§ **To be done**:
Exactly as written, quote every line that follows, skipping the images.

** START Given material **

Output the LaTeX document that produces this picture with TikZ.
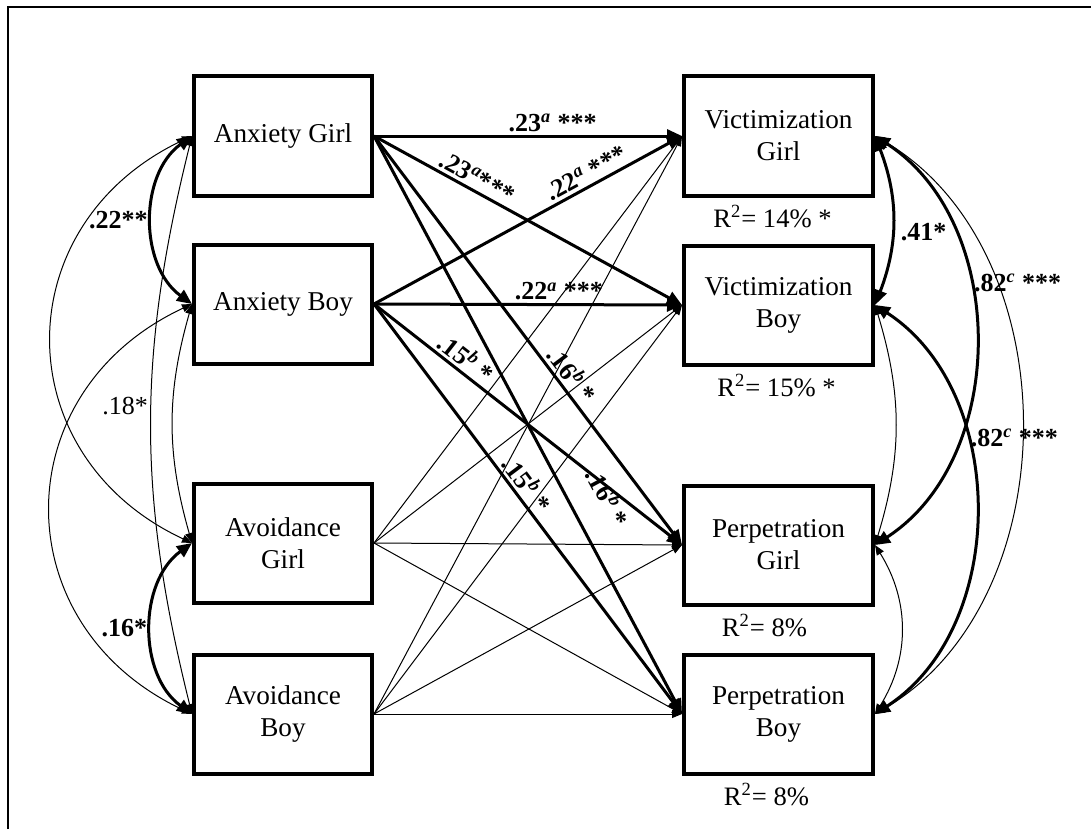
\documentclass[tikz,border=0pt]{standalone}
\usepackage{fontspec}
\setmainfont{Liberation Serif}
\usetikzlibrary{positioning, arrows.meta}

\tikzset{
  varbox/.style={draw, line width=2pt, minimum width=89pt, minimum height=59.5pt, inner sep=2pt, align=center, font=\fontsize{13.6}{16}\selectfont},
  outbox/.style={varbox, minimum width=94.5pt},
  strong/.style={line width=1.5pt, -{Triangle[length=7.5pt,width=6.5pt]}},
  weak/.style={line width=0.5pt, -{Triangle[length=5pt,width=4pt]}},
  strongcov/.style={line width=1.5pt, {Triangle[length=7.5pt,width=6.5pt]}-{Triangle[length=7.5pt,width=6.5pt]}},
  weakcov/.style={line width=0.5pt, {Triangle[length=5pt,width=4pt]}-{Triangle[length=5pt,width=4pt]}},
  coef/.style={font=\fontsize{13}{14}\selectfont\bfseries, inner sep=1.5pt},
  plaincoef/.style={font=\fontsize{13}{14}\selectfont, inner sep=1.5pt},
  rsq/.style={font=\fontsize{13.3}{15}\selectfont, inner sep=1pt}
}

\begin{document}
\begin{tikzpicture}
\useasboundingbox (0,0) rectangle (545.5pt,-414.5pt);
\draw[line width=1pt] (4pt,-414.5pt) -- (4pt,-3.5pt) -- (545.5pt,-3.5pt);

\node[varbox] (AG) at (141.5pt,-68pt) {Anxiety Girl};
\node[varbox, below=22.5pt of AG] (AB) {Anxiety Boy};
\node[varbox, below=58pt of AB] (AvG) {Avoidance\\Girl};
\node[varbox, below=24pt of AvG] (AvB) {Avoidance\\Boy};

\node[outbox, right=154pt of AG] (VG) {Victimization\\Girl};
\node[outbox, below=23pt of VG] (VB) {Victimization\\Boy};
\node[outbox, below=58.5pt of VB] (PG) {Perpetration\\Girl};
\node[outbox, below=23pt of PG] (PB) {Perpetration\\Boy};

\node[rsq, below=2.5pt of VG, xshift=-3pt] (rVG) {R\textsuperscript{2}= 14\% *};
\node[rsq, below=2.5pt of VB, xshift=-1pt] (rVB) {R\textsuperscript{2}= 15\% *};
\node[rsq, below=2.5pt of PG, xshift=-7pt] (rPG) {R\textsuperscript{2}= 8\%};
\node[rsq, below=2.5pt of PB, xshift=-6pt] (rPB) {R\textsuperscript{2}= 8\%};

\draw[weak] (AvG.east) -- (VG.west);
\draw[weak] (AvG.east) -- (VB.west);
\draw[weak] (AvG.east) -- (PG.west);
\draw[weak] (AvG.east) -- (PB.west);
\draw[weak] (AvB.east) -- (VG.west);
\draw[weak] (AvB.east) -- (VB.west);
\draw[weak] (AvB.east) -- (PG.west);
\draw[weak] (AvB.east) -- (PB.west);

\draw[strong] (AG.east) -- node[coef, above, pos=0.58] {.23\textsuperscript{\textit{a}} ***} (VG.west);
\draw[strong] (AG.east) -- node[coef, above, sloped, pos=0.315] {.23\textsuperscript{\textit{a}}***} (VB.west);
\draw[strong] (AG.east) -- node[coef, above, sloped, pos=0.605] {.16\textsuperscript{\textit{b}} *} (PG.west);
\draw[strong] (AG.east) -- node[coef, above=11pt, sloped, pos=0.655] {.16\textsuperscript{\textit{b}} *} (PB.west);
\draw[strong] (AB.east) -- node[coef, above, sloped, pos=0.71] {.22\textsuperscript{\textit{a}} ***} (VG.west);
\draw[strong] (AB.east) -- node[coef, above, pos=0.6] {.22\textsuperscript{\textit{a}} ***} (VB.west);
\draw[strong] (AB.east) -- node[coef, above, sloped, pos=0.27] {.15\textsuperscript{\textit{b}} *} (PG.west);
\draw[strong] (AB.east) -- node[coef, above, sloped, pos=0.46] {.15\textsuperscript{\textit{b}} *} (PB.west);

\draw[strongcov] (AG.west) to[out=216, in=144] node[coef, left] {.22**} (AB.west);
\draw[weakcov] (AG.west) to[out=205, in=155, looseness=1.3] (AvG.west);
\draw[weakcov] (AG.west) to[out=256, in=104] node[plaincoef, left, pos=0.465] {.18*} (AvB.west);
\draw[weakcov] (AB.west) to[out=254, in=106] (AvG.west);
\draw[weakcov] (AB.west) to[out=205, in=155, looseness=1.3] (AvB.west);
\draw[strongcov] (AvG.west) to[out=216, in=144] node[coef, left] {.16*} (AvB.west);

\draw[strongcov] (VG.east) to[out=291, in=69] node[coef, right, pos=0.57, xshift=2pt] {.41*} (VB.east);
\draw[strongcov] (VG.east) to[out=327, in=33] node[coef, right, pos=0.38] {.82\textsuperscript{\textit{c}} ***} (PG.east);
\draw[strongcov] (VB.east) to[out=327, in=33] node[coef, right, pos=0.35] {.82\textsuperscript{\textit{c}} ***} (PB.east);
\draw[weakcov] (VG.east) to[out=330, in=30] (PB.east);
\draw[weakcov] (VB.east) to[out=287, in=73] (PG.east);
\draw[weakcov] (PG.east) to[out=302, in=58] (PB.east);
\end{tikzpicture}
\end{document}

** END Given material **

§ **The response**:
Output the LaTeX document that produces this picture with TikZ.
\documentclass[tikz,border=0pt]{standalone}
\usepackage{fontspec}
\setmainfont{Liberation Serif}
\usetikzlibrary{positioning, arrows.meta}

\tikzset{
  varbox/.style={draw, line width=2pt, minimum width=89pt, minimum height=59.5pt, inner sep=2pt, align=center, font=\fontsize{13.6}{16}\selectfont},
  outbox/.style={varbox, minimum width=94.5pt},
  strong/.style={line width=1.5pt, -{Triangle[length=7.5pt,width=6.5pt]}},
  weak/.style={line width=0.5pt, -{Triangle[length=5pt,width=4pt]}},
  strongcov/.style={line width=1.5pt, {Triangle[length=7.5pt,width=6.5pt]}-{Triangle[length=7.5pt,width=6.5pt]}},
  weakcov/.style={line width=0.5pt, {Triangle[length=5pt,width=4pt]}-{Triangle[length=5pt,width=4pt]}},
  coef/.style={font=\fontsize{13}{14}\selectfont\bfseries, inner sep=1.5pt},
  plaincoef/.style={font=\fontsize{13}{14}\selectfont, inner sep=1.5pt},
  rsq/.style={font=\fontsize{13.3}{15}\selectfont, inner sep=1pt}
}

\begin{document}
\begin{tikzpicture}
\useasboundingbox (0,0) rectangle (545.5pt,-414.5pt);
\draw[line width=1pt] (4pt,-414.5pt) -- (4pt,-3.5pt) -- (545.5pt,-3.5pt);

\node[varbox] (AG) at (141.5pt,-68pt) {Anxiety Girl};
\node[varbox, below=22.5pt of AG] (AB) {Anxiety Boy};
\node[varbox, below=58pt of AB] (AvG) {Avoidance\\Girl};
\node[varbox, below=24pt of AvG] (AvB) {Avoidance\\Boy};

\node[outbox, right=154pt of AG] (VG) {Victimization\\Girl};
\node[outbox, below=23pt of VG] (VB) {Victimization\\Boy};
\node[outbox, below=58.5pt of VB] (PG) {Perpetration\\Girl};
\node[outbox, below=23pt of PG] (PB) {Perpetration\\Boy};

\node[rsq, below=2.5pt of VG, xshift=-3pt] (rVG) {R\textsuperscript{2}= 14\% *};
\node[rsq, below=2.5pt of VB, xshift=-1pt] (rVB) {R\textsuperscript{2}= 15\% *};
\node[rsq, below=2.5pt of PG, xshift=-7pt] (rPG) {R\textsuperscript{2}= 8\%};
\node[rsq, below=2.5pt of PB, xshift=-6pt] (rPB) {R\textsuperscript{2}= 8\%};

\draw[weak] (AvG.east) -- (VG.west);
\draw[weak] (AvG.east) -- (VB.west);
\draw[weak] (AvG.east) -- (PG.west);
\draw[weak] (AvG.east) -- (PB.west);
\draw[weak] (AvB.east) -- (VG.west);
\draw[weak] (AvB.east) -- (VB.west);
\draw[weak] (AvB.east) -- (PG.west);
\draw[weak] (AvB.east) -- (PB.west);

\draw[strong] (AG.east) -- node[coef, above, pos=0.58] {.23\textsuperscript{\textit{a}} ***} (VG.west);
\draw[strong] (AG.east) -- node[coef, above, sloped, pos=0.315] {.23\textsuperscript{\textit{a}}***} (VB.west);
\draw[strong] (AG.east) -- node[coef, above, sloped, pos=0.605] {.16\textsuperscript{\textit{b}} *} (PG.west);
\draw[strong] (AG.east) -- node[coef, above=11pt, sloped, pos=0.655] {.16\textsuperscript{\textit{b}} *} (PB.west);
\draw[strong] (AB.east) -- node[coef, above, sloped, pos=0.71] {.22\textsuperscript{\textit{a}} ***} (VG.west);
\draw[strong] (AB.east) -- node[coef, above, pos=0.6] {.22\textsuperscript{\textit{a}} ***} (VB.west);
\draw[strong] (AB.east) -- node[coef, above, sloped, pos=0.27] {.15\textsuperscript{\textit{b}} *} (PG.west);
\draw[strong] (AB.east) -- node[coef, above, sloped, pos=0.46] {.15\textsuperscript{\textit{b}} *} (PB.west);

\draw[strongcov] (AG.west) to[out=216, in=144] node[coef, left] {.22**} (AB.west);
\draw[weakcov] (AG.west) to[out=205, in=155, looseness=1.3] (AvG.west);
\draw[weakcov] (AG.west) to[out=256, in=104] node[plaincoef, left, pos=0.465] {.18*} (AvB.west);
\draw[weakcov] (AB.west) to[out=254, in=106] (AvG.west);
\draw[weakcov] (AB.west) to[out=205, in=155, looseness=1.3] (AvB.west);
\draw[strongcov] (AvG.west) to[out=216, in=144] node[coef, left] {.16*} (AvB.west);

\draw[strongcov] (VG.east) to[out=291, in=69] node[coef, right, pos=0.57, xshift=2pt] {.41*} (VB.east);
\draw[strongcov] (VG.east) to[out=327, in=33] node[coef, right, pos=0.38] {.82\textsuperscript{\textit{c}} ***} (PG.east);
\draw[strongcov] (VB.east) to[out=327, in=33] node[coef, right, pos=0.35] {.82\textsuperscript{\textit{c}} ***} (PB.east);
\draw[weakcov] (VG.east) to[out=330, in=30] (PB.east);
\draw[weakcov] (VB.east) to[out=287, in=73] (PG.east);
\draw[weakcov] (PG.east) to[out=302, in=58] (PB.east);
\end{tikzpicture}
\end{document}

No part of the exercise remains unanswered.